Write out every entry precisely as given, leaving the pictures out.

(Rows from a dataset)
------------

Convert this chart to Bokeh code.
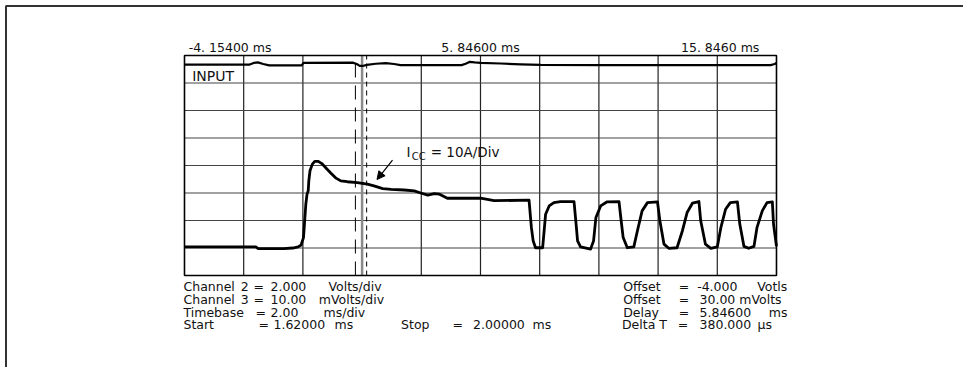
from bokeh.plotting import figure
from bokeh.models import Label, Arrow, NormalHead, Range1d
from bokeh.embed import file_html
from bokeh.resources import INLINE

# ---- data (x in divisions 0..10, y in divisions 0..8) ----
grid_x_ticks = [1, 2, 4, 5, 6, 7, 8, 9]
grid_y_ticks = [1, 2, 3, 4, 5, 6, 7]
center_div = 3

time_labels = ["-4. 15400 ms", "5. 84600 ms", "15. 8460 ms"]
t_start_ms = -4.154
timebase_ms = 2.0
cursor_start_ms = 1.62
cursor_stop_ms = 2.0

input_x = [0, 1.10, 1.17, 1.24, 1.33, 1.43, 1.58, 1.98, 2.01, 2.84, 2.91, 2.96, 3.01, 3.08,
           3.23, 3.40, 3.54, 3.65, 4.16, 4.68, 4.75, 4.82, 4.90, 5.00, 5.34, 5.68, 6.02,
           7.03, 8.72, 9.90, 9.97, 10.0]
input_y = [7.67, 7.67, 7.73, 7.75, 7.69, 7.64, 7.64, 7.64, 7.73, 7.74, 7.69, 7.62, 7.62, 7.66,
           7.70, 7.72, 7.69, 7.65, 7.65, 7.65, 7.70, 7.77, 7.75, 7.73, 7.71, 7.68, 7.66,
           7.65, 7.65, 7.65, 7.69, 7.73]

icc_x = [0, 1.21, 1.24, 1.68, 1.83, 1.92, 1.97, 2.01, 2.03, 2.05, 2.07, 2.09, 2.10, 2.12,
         2.16, 2.20, 2.26, 2.32, 2.39, 2.47, 2.56, 2.64, 2.75, 2.92, 3.09, 3.20, 3.35, 3.49,
         3.71, 3.88, 3.99, 4.11, 4.22, 4.30, 4.44, 4.61, 4.84, 5.00, 5.23, 5.82,
         5.86, 5.89, 5.93, 6.05, 6.07, 6.10, 6.16, 6.24, 6.35, 6.58,
         6.61, 6.64, 6.69, 6.86, 6.91, 6.95, 7.03, 7.14, 7.34,
         7.37, 7.41, 7.48, 7.59, 7.65, 7.73, 7.82, 7.99,
         8.03, 8.10, 8.18, 8.32, 8.41, 8.49, 8.58, 8.69,
         8.72, 8.80, 8.89, 9.00, 9.06, 9.14, 9.22, 9.34,
         9.38, 9.45, 9.53, 9.62, 9.67, 9.76, 9.84, 9.93, 9.95, 10.0]
icc_y = [1.04, 1.04, 0.98, 0.98, 1.00, 1.04, 1.11, 1.38, 1.99, 2.60, 2.96, 3.08, 3.44, 3.81,
         4.05, 4.15, 4.15, 4.07, 3.91, 3.73, 3.54, 3.44, 3.41, 3.38, 3.32, 3.26, 3.16, 3.13,
         3.11, 3.08, 3.00, 2.92, 2.98, 2.96, 2.81, 2.81, 2.81, 2.81, 2.72, 2.74,
         1.74, 1.26, 1.01, 1.01, 1.50, 2.23, 2.53, 2.65, 2.69, 2.69,
         1.99, 1.26, 1.04, 0.96, 1.26, 2.11, 2.53, 2.68, 2.69,
         2.11, 1.38, 1.01, 1.04, 1.62, 2.35, 2.65, 2.68,
         1.99, 1.14, 0.99, 1.01, 1.62, 2.29, 2.63, 2.69,
         1.99, 1.14, 0.99, 1.04, 1.74, 2.41, 2.65, 2.68,
         1.87, 1.06, 0.99, 1.06, 1.74, 2.35, 2.65, 2.68, 1.87, 1.06]

FONT = "DejaVu Sans"
INK = "#111111"

# whole canvas is the data frame; the scope grid occupies x 0..10, y 0..8
X0, X1 = -3.108, 13.159
Y0, Y1 = -3.345, 10.0
p = figure(width=963, height=367, x_range=Range1d(X0, X1), y_range=Range1d(Y0, Y1),
           x_axis_location=None, y_axis_location=None, toolbar_location=None,
           output_backend="svg", min_border=0)
p.grid.visible = False
p.outline_line_color = None
p.background_fill_color = "white"
p.border_fill_color = "white"

# outer picture frame (top and left edges)
FX, FY = -3.015, 9.80
p.line([FX, FX, X1], [Y0, FY, FY], line_color="#333333", line_width=2)

# grid
p.segment(x0=grid_x_ticks, y0=[0] * len(grid_x_ticks), x1=grid_x_ticks,
          y1=[8] * len(grid_x_ticks), line_color="#222222", line_width=1.2)
p.segment(x0=[0] * len(grid_y_ticks), y0=grid_y_ticks, x1=[10] * len(grid_y_ticks),
          y1=grid_y_ticks, line_color="#444444", line_width=1.2)
p.segment(x0=[center_div], y0=[0], x1=[center_div], y1=[8], line_color="#8a8a8a", line_width=2.5)
p.quad(left=[0], right=[10], bottom=[0], top=[8], fill_color=None,
       line_color="black", line_width=1.6)

c1 = (cursor_start_ms - t_start_ms) / timebase_ms
c2 = (cursor_stop_ms - t_start_ms) / timebase_ms
p.segment(x0=[c1], y0=[0], x1=[c1], y1=[8], line_color="black", line_width=1, line_dash="14 8")
p.segment(x0=[c2], y0=[0], x1=[c2], y1=[8], line_color="black", line_width=1, line_dash="5 4")

p.line(input_x, input_y, line_color="black", line_width=2.2, line_join="round")
p.line(icc_x, icc_y, line_color="black", line_width=2.8, line_join="round")


def lab(x, y, text, size=12.5, align="left", font=FONT):
    p.add_layout(Label(x=x, y=y, text=text, text_font=font, text_font_size=f"{size}px",
                       text_color=INK, text_align=align, text_baseline="middle"))


# top time labels
lab(0.07, 8.29, time_labels[0])
lab(5.0, 8.29, time_labels[1], align="center")
lab(9.71, 8.29, time_labels[2], align="right")

lab(0.13, 7.27, "INPUT", size=14)

# Icc label and arrow
lab(3.75, 4.49, "I", size=13.5)
lab(3.84, 4.33, "CC", size=10)
lab(4.16, 4.49, "= 10A/Div", size=13.5)
p.add_layout(Arrow(x_start=3.514, y_start=4.20, x_end=3.252, y_end=3.49,
                   line_color="black", line_width=1.2,
                   end=NormalHead(size=8, fill_color="black", line_color="black")))

# bottom-left block
rows = [-0.40, -0.873, -1.327, -1.782]
lab(-0.017, rows[0], "Channel")
lab(0.95, rows[0], "2")
lab(1.166, rows[0], "=")
lab(1.453, rows[0], "2.000")
lab(2.432, rows[0], "Volts/div")

lab(-0.017, rows[1], "Channel")
lab(0.95, rows[1], "3")
lab(1.166, rows[1], "=")
lab(1.453, rows[1], "10.00")
lab(2.269, rows[1], "mVolts/div")

lab(-0.017, rows[2], "Timebase")
lab(1.20, rows[2], "=")
lab(1.453, rows[2], "2.00")
lab(2.348, rows[2], "ms/div")

lab(-0.017, rows[3], "Start")
lab(1.25, rows[3], "=")
lab(1.503, rows[3], "1.62000")
lab(2.534, rows[3], "ms")
lab(3.659, rows[3], "Stop")
lab(4.527, rows[3], "=")
lab(4.875, rows[3], "2.00000")
lab(5.878, rows[3], "ms")

# bottom-right block
lab(7.41, rows[0], "Offset")
lab(8.35, rows[0], "=")
lab(8.66, rows[0], "-4.000")
lab(9.674, rows[0], "Votls")

lab(7.41, rows[1], "Offset")
lab(8.35, rows[1], "=")
lab(8.70, rows[1], "30.00 mVolts")

lab(7.41, rows[2], "Delay")
lab(8.35, rows[2], "=")
lab(8.70, rows[2], "5.84600")
lab(9.87, rows[2], "ms")

lab(7.39, rows[3], "Delta T")
lab(8.33, rows[3], "=")
lab(8.70, rows[3], "380.000")
lab(9.68, rows[3], "μs")

open("out.html", "w").write(file_html(p, INLINE))
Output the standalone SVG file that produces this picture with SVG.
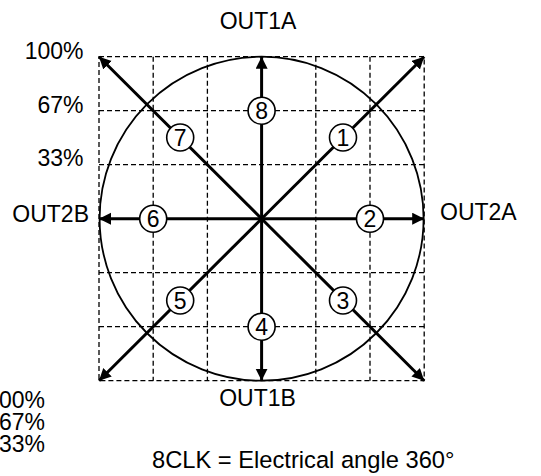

------------

Response |
Convert this chart to Bokeh code.
from bokeh.plotting import figure
from bokeh.models import Label, Arrow, NormalHead, Range1d
from bokeh.embed import file_html
from bokeh.resources import INLINE

# ---- data (x in divisions 0..10, y in divisions 0..8) ----
grid_x_ticks = [1, 2, 4, 5, 6, 7, 8, 9]
grid_y_ticks = [1, 2, 3, 4, 5, 6, 7]
center_div = 3

time_labels = ["-4. 15400 ms", "5. 84600 ms", "15. 8460 ms"]
t_start_ms = -4.154
timebase_ms = 2.0
cursor_start_ms = 1.62
cursor_stop_ms = 2.0

input_x = [0, 1.10, 1.17, 1.24, 1.33, 1.43, 1.58, 1.98, 2.01, 2.84, 2.91, 2.96, 3.01, 3.08,
           3.23, 3.40, 3.54, 3.65, 4.16, 4.68, 4.75, 4.82, 4.90, 5.00, 5.34, 5.68, 6.02,
           7.03, 8.72, 9.90, 9.97, 10.0]
input_y = [7.67, 7.67, 7.73, 7.75, 7.69, 7.64, 7.64, 7.64, 7.73, 7.74, 7.69, 7.62, 7.62, 7.66,
           7.70, 7.72, 7.69, 7.65, 7.65, 7.65, 7.70, 7.77, 7.75, 7.73, 7.71, 7.68, 7.66,
           7.65, 7.65, 7.65, 7.69, 7.73]

icc_x = [0, 1.21, 1.24, 1.68, 1.83, 1.92, 1.97, 2.01, 2.03, 2.05, 2.07, 2.09, 2.10, 2.12,
         2.16, 2.20, 2.26, 2.32, 2.39, 2.47, 2.56, 2.64, 2.75, 2.92, 3.09, 3.20, 3.35, 3.49,
         3.71, 3.88, 3.99, 4.11, 4.22, 4.30, 4.44, 4.61, 4.84, 5.00, 5.23, 5.82,
         5.86, 5.89, 5.93, 6.05, 6.07, 6.10, 6.16, 6.24, 6.35, 6.58,
         6.61, 6.64, 6.69, 6.86, 6.91, 6.95, 7.03, 7.14, 7.34,
         7.37, 7.41, 7.48, 7.59, 7.65, 7.73, 7.82, 7.99,
         8.03, 8.10, 8.18, 8.32, 8.41, 8.49, 8.58, 8.69,
         8.72, 8.80, 8.89, 9.00, 9.06, 9.14, 9.22, 9.34,
         9.38, 9.45, 9.53, 9.62, 9.67, 9.76, 9.84, 9.93, 9.95, 10.0]
icc_y = [1.04, 1.04, 0.98, 0.98, 1.00, 1.04, 1.11, 1.38, 1.99, 2.60, 2.96, 3.08, 3.44, 3.81,
         4.05, 4.15, 4.15, 4.07, 3.91, 3.73, 3.54, 3.44, 3.41, 3.38, 3.32, 3.26, 3.16, 3.13,
         3.11, 3.08, 3.00, 2.92, 2.98, 2.96, 2.81, 2.81, 2.81, 2.81, 2.72, 2.74,
         1.74, 1.26, 1.01, 1.01, 1.50, 2.23, 2.53, 2.65, 2.69, 2.69,
         1.99, 1.26, 1.04, 0.96, 1.26, 2.11, 2.53, 2.68, 2.69,
         2.11, 1.38, 1.01, 1.04, 1.62, 2.35, 2.65, 2.68,
         1.99, 1.14, 0.99, 1.01, 1.62, 2.29, 2.63, 2.69,
         1.99, 1.14, 0.99, 1.04, 1.74, 2.41, 2.65, 2.68,
         1.87, 1.06, 0.99, 1.06, 1.74, 2.35, 2.65, 2.68, 1.87, 1.06]

FONT = "DejaVu Sans"
INK = "#111111"

# whole canvas is the data frame; the scope grid occupies x 0..10, y 0..8
X0, X1 = -3.108, 13.159
Y0, Y1 = -3.345, 10.0
p = figure(width=963, height=367, x_range=Range1d(X0, X1), y_range=Range1d(Y0, Y1),
           x_axis_location=None, y_axis_location=None, toolbar_location=None,
           output_backend="svg", min_border=0)
p.grid.visible = False
p.outline_line_color = None
p.background_fill_color = "white"
p.border_fill_color = "white"

# outer picture frame (top and left edges)
FX, FY = -3.015, 9.80
p.line([FX, FX, X1], [Y0, FY, FY], line_color="#333333", line_width=2)

# grid
p.segment(x0=grid_x_ticks, y0=[0] * len(grid_x_ticks), x1=grid_x_ticks,
          y1=[8] * len(grid_x_ticks), line_color="#222222", line_width=1.2)
p.segment(x0=[0] * len(grid_y_ticks), y0=grid_y_ticks, x1=[10] * len(grid_y_ticks),
          y1=grid_y_ticks, line_color="#444444", line_width=1.2)
p.segment(x0=[center_div], y0=[0], x1=[center_div], y1=[8], line_color="#8a8a8a", line_width=2.5)
p.quad(left=[0], right=[10], bottom=[0], top=[8], fill_color=None,
       line_color="black", line_width=1.6)

c1 = (cursor_start_ms - t_start_ms) / timebase_ms
c2 = (cursor_stop_ms - t_start_ms) / timebase_ms
p.segment(x0=[c1], y0=[0], x1=[c1], y1=[8], line_color="black", line_width=1, line_dash="14 8")
p.segment(x0=[c2], y0=[0], x1=[c2], y1=[8], line_color="black", line_width=1, line_dash="5 4")

p.line(input_x, input_y, line_color="black", line_width=2.2, line_join="round")
p.line(icc_x, icc_y, line_color="black", line_width=2.8, line_join="round")


def lab(x, y, text, size=12.5, align="left", font=FONT):
    p.add_layout(Label(x=x, y=y, text=text, text_font=font, text_font_size=f"{size}px",
                       text_color=INK, text_align=align, text_baseline="middle"))


# top time labels
lab(0.07, 8.29, time_labels[0])
lab(5.0, 8.29, time_labels[1], align="center")
lab(9.71, 8.29, time_labels[2], align="right")

lab(0.13, 7.27, "INPUT", size=14)

# Icc label and arrow
lab(3.75, 4.49, "I", size=13.5)
lab(3.84, 4.33, "CC", size=10)
lab(4.16, 4.49, "= 10A/Div", size=13.5)
p.add_layout(Arrow(x_start=3.514, y_start=4.20, x_end=3.252, y_end=3.49,
                   line_color="black", line_width=1.2,
                   end=NormalHead(size=8, fill_color="black", line_color="black")))

# bottom-left block
rows = [-0.40, -0.873, -1.327, -1.782]
lab(-0.017, rows[0], "Channel")
lab(0.95, rows[0], "2")
lab(1.166, rows[0], "=")
lab(1.453, rows[0], "2.000")
lab(2.432, rows[0], "Volts/div")

lab(-0.017, rows[1], "Channel")
lab(0.95, rows[1], "3")
lab(1.166, rows[1], "=")
lab(1.453, rows[1], "10.00")
lab(2.269, rows[1], "mVolts/div")

lab(-0.017, rows[2], "Timebase")
lab(1.20, rows[2], "=")
lab(1.453, rows[2], "2.00")
lab(2.348, rows[2], "ms/div")

lab(-0.017, rows[3], "Start")
lab(1.25, rows[3], "=")
lab(1.503, rows[3], "1.62000")
lab(2.534, rows[3], "ms")
lab(3.659, rows[3], "Stop")
lab(4.527, rows[3], "=")
lab(4.875, rows[3], "2.00000")
lab(5.878, rows[3], "ms")

# bottom-right block
lab(7.41, rows[0], "Offset")
lab(8.35, rows[0], "=")
lab(8.66, rows[0], "-4.000")
lab(9.674, rows[0], "Votls")

lab(7.41, rows[1], "Offset")
lab(8.35, rows[1], "=")
lab(8.70, rows[1], "30.00 mVolts")

lab(7.41, rows[2], "Delay")
lab(8.35, rows[2], "=")
lab(8.70, rows[2], "5.84600")
lab(9.87, rows[2], "ms")

lab(7.39, rows[3], "Delta T")
lab(8.33, rows[3], "=")
lab(8.70, rows[3], "380.000")
lab(9.68, rows[3], "μs")

open("out.html", "w").write(file_html(p, INLINE))
Output the standalone SVG file that produces this picture with SVG.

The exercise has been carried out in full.